Más tarde, cuando salgo de la oficina y mi compañero me hace un gesto para que retire unas miguitas de hojaldre que me quedaron prendidas en la corbata y yo, en cambio, tengo un deseo irrefrenable de comprarle un ramo de rosas a mi mujer, dudo. Ni siquiera estoy seguro de ese rastro verde y húmedo que veo a veces por las mañanas como una senda delicada que llega hasta mi dormitorio. Tal vez no sea realmente verde y húmedo o quizá lo imaginé y se trate sólo de regresar, fiel, como cada noche, a las páginas de papel cebolla del libro de Cortázar.
5 comentarios:
prVIVAN LAS INTOXICACIONES DE CRONOPIO MAESTRO.. QUEREMOS MÁS DOSIS
Son la leche. A mi me desajustan tornillos del Saxo algunas noches y mis hijos también hablan con ellos mientras pasean silenciosos y dormidos por la casa. Lo malo es que, tras acostarnos dos, casi siempre amanecemos en mi cama cuatro o cinco.
Me encanta.
En cualquier caso, se confirma que el extrañamiento está en el origen de la expresión poética, como reflexionaba en el ignorado post previo (lo digo con cronopia acritud tras el cronopiazo de nuestro particular cronopio)
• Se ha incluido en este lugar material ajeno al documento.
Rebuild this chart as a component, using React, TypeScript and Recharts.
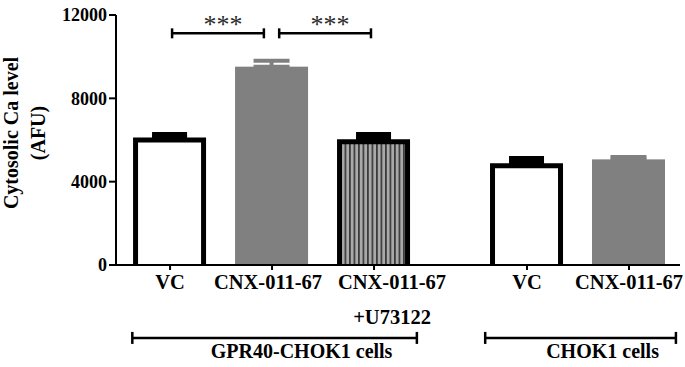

¿Post previo?, ¿qué post previo?...
Hay que ver como te pones cuando no se te hace un poquito de caso LIDL. Je,je.
Debes reconocer que Pep te zambulle de lleno en una historia, verde y húmeda, que flipas.
Además, no justificas tus post LIDL. No es que no te expliques con claridad, sino que no alineas de manera justa los párrafos.